A dose range: 0.01; 0.04; 0.1; 0.3 and 1 μg/well of the particles of Table 3 was prepared by diluting the particles in phosphate-buffered saline (PBS) and resuspending in InVitroGRO HI medium with Torpedo™ antibiotic mix in a volume of 70 μL per well. Primary human hepatocytes were cultured for 24 h, the medium was disposed, and cells were transfected in triplicates using prepared mixture of the particles with a medium. In dose-response experiments, a time course including day 1, day 2 or 3 and day 7 was followed. In experiments longer than 4 days, cells were fed with 20 μL of fresh InVitroGRO HI medium with Torpedo™ antibiotic mix on the fourth day. At selected time points, the medium was disposed and cells were lysed in 100 μL/well of Luciferase Assay System-Cat E1501, Promega lysis buffer. Samples were than diluted 1:2 in lysis buffer and prepared with LUC substrate according to the manufacturer's instructions. For detection of the firefly luciferase activity, photon luminescence emission was measured using a Tecan Infinite 200 Pro (Tecan Trading AG, Mannedorf, Switzerland) or using a CLARIOstar reader.

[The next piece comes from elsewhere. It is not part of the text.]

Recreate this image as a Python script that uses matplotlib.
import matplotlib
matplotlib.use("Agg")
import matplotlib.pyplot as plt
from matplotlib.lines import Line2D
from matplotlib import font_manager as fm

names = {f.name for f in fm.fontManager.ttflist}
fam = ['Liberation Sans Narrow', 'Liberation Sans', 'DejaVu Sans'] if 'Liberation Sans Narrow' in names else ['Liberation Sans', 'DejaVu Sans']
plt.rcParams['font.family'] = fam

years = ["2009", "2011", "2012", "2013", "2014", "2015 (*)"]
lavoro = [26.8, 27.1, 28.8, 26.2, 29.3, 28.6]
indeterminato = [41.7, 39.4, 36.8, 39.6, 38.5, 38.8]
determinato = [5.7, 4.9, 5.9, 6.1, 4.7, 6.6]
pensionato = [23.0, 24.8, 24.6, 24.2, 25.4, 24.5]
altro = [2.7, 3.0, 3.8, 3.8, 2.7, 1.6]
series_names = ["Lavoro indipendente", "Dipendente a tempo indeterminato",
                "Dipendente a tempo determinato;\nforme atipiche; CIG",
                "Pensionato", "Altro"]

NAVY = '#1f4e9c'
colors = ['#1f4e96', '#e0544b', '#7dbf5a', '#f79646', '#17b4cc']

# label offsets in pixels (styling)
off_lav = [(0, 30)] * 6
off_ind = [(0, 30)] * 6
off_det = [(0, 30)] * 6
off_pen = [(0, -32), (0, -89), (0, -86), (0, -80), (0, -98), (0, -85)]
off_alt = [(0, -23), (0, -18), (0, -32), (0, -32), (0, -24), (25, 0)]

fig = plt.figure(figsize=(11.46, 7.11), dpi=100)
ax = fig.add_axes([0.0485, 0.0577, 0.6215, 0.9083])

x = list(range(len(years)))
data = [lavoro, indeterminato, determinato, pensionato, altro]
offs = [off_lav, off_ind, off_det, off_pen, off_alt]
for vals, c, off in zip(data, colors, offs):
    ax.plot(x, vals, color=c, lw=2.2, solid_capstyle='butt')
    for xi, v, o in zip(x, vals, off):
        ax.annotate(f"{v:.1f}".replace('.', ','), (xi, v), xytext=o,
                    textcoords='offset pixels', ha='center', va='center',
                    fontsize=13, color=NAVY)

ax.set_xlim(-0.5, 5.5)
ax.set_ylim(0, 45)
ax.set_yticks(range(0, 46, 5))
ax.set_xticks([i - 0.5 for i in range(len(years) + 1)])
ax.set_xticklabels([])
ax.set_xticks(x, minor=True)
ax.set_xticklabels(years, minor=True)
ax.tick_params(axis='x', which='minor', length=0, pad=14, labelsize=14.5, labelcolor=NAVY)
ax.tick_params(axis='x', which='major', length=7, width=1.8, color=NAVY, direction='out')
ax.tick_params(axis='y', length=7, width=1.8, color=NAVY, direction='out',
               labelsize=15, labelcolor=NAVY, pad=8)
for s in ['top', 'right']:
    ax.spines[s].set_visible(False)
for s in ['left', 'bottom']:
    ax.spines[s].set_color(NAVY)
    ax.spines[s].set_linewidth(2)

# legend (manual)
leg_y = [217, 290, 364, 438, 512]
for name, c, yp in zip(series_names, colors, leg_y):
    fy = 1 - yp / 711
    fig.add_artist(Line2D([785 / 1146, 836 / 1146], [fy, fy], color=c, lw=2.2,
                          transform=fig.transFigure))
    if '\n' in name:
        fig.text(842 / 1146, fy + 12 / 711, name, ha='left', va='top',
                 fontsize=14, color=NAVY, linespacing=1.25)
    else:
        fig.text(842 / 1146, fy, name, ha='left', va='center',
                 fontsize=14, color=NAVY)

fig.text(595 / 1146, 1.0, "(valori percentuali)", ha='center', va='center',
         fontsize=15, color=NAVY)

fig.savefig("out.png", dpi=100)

FIG. 2 is a heatmap illustrating luciferase activity in hepatocytes after transfection of 0.1 μg of formulated modRNA per 2.5×10⁴ cells.

FIG. 4 is a series of plots illustrating luciferase activity (measured as RLUs) on Days 1, 2, and 7 for provided Formulations 1-4.

FIG. 6 is a series of plots illustrating luciferase activity (measured as RLUs) on Days 1, 2, and 7 for provided Formulations 5-8.

FIG. 8 is a series of plots illustrating luciferase activity (measured as RLUs) on Days 1, 2, and 7 for provided Formulations 13-16.

FIG. 11 is a series of plots illustrating luciferase activity (measured as RLUs) on Days 1, 3, and 7 for provided Formulations 17-20.

The embodiments of the disclosure described above are intended to be merely exemplary, numerous variations and modifications will be apparent to those skilled in the art. All such variations and modifications are intended to be within the scope of the present invention as defined in any appended claims.